_INSTRUCTIONS TO FOLLOW_.
Pictures stay out of this copy, which runs from the first line of the material through the line containing "import plotly.graph_objects as go".

_RAW DATA_.
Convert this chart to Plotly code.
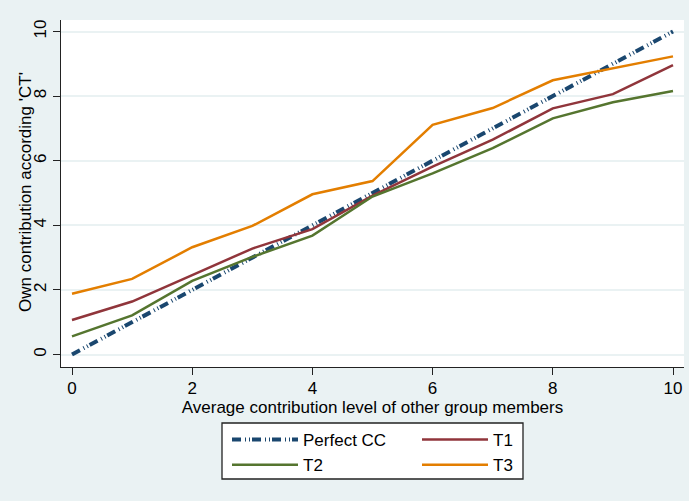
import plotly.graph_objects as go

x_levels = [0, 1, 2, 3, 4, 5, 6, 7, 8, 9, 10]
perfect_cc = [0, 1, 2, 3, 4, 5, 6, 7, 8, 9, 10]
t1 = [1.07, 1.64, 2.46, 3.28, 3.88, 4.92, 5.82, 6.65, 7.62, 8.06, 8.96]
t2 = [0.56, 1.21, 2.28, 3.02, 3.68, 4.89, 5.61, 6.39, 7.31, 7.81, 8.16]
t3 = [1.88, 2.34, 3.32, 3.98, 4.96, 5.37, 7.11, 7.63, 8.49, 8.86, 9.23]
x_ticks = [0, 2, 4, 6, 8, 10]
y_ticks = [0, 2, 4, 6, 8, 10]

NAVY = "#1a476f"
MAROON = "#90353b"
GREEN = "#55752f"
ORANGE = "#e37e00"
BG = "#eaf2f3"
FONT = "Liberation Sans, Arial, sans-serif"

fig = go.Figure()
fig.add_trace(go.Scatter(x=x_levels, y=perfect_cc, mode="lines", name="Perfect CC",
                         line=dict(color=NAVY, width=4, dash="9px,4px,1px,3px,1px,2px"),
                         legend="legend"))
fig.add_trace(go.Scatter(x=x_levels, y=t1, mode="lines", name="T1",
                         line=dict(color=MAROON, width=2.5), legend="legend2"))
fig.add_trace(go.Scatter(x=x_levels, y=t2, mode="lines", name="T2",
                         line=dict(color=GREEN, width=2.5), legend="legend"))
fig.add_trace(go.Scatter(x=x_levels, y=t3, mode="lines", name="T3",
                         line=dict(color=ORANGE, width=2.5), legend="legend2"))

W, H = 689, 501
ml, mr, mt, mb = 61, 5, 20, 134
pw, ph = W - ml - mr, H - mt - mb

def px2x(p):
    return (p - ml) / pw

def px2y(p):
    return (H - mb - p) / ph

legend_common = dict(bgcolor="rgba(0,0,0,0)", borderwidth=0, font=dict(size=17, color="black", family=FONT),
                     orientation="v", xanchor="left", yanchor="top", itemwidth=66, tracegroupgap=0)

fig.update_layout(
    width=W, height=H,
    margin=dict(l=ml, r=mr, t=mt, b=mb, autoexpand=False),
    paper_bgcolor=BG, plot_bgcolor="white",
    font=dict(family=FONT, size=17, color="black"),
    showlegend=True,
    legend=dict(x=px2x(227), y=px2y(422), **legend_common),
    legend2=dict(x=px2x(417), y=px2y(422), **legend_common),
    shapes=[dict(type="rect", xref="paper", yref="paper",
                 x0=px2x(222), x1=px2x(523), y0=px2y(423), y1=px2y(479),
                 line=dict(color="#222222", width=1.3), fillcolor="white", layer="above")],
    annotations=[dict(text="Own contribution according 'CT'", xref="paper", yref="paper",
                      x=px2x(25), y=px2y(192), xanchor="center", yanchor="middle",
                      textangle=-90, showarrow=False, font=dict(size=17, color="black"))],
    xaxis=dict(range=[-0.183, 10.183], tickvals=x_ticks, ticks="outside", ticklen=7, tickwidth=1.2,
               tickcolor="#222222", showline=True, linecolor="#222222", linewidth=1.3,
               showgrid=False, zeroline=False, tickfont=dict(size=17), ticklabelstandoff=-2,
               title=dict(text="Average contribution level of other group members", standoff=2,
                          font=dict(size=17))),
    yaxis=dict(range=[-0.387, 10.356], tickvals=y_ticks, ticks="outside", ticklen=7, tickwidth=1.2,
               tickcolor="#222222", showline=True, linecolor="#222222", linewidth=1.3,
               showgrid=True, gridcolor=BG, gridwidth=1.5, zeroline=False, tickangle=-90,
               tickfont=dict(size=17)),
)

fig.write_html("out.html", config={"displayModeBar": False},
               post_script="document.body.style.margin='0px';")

_EXERCISE RESPONSE_.
Convert this chart to Plotly code.
import plotly.graph_objects as go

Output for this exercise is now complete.